Scale-bridging solid adsorbents for direct air capture: integrating material chemistry, structured contactors, and advanced regeneration processes

Abstract

As the global carbon budget rapidly depletes, the transition to a sustainable, stable climate demands the gigatonne-scale deployment of negative emission technologies. Direct air capture (DAC) has emerged as an essential, emission-source-independent pathway toward global net-zero targets. Compared to solvent-based systems, solid adsorbent-based DAC holds distinct advantages due to its broader material versatility, modular scalability, and streamlined equipment architecture. However, transitioning from laboratory-scale material discovery to commercial deployment requires a holistic, system-level engineering approach.
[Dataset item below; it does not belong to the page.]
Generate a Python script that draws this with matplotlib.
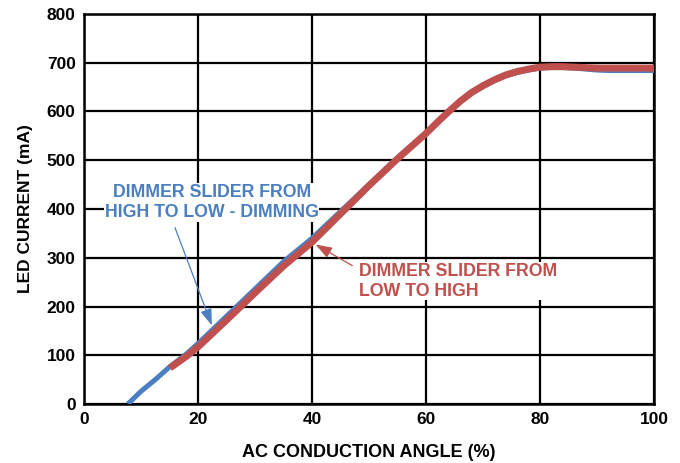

Because intrinsic adsorbent properties dictate the design of scalable structured contactors, the selection of energy-efficient regeneration methods, and the ultimate techno-economic and environmental viability of the process, these interdependent components must be synergistically co-optimized. To address this co-optimization challenge, this review provides a critical, integrated evaluation of solid adsorbent DAC. By systematically analyzing recent advancements across adsorbent development, structured contactor engineering, regeneration strategies, and system-level assessments, we outline a strategic roadmap to accelerate the development of commercially viable solid adsorbent DAC technologies.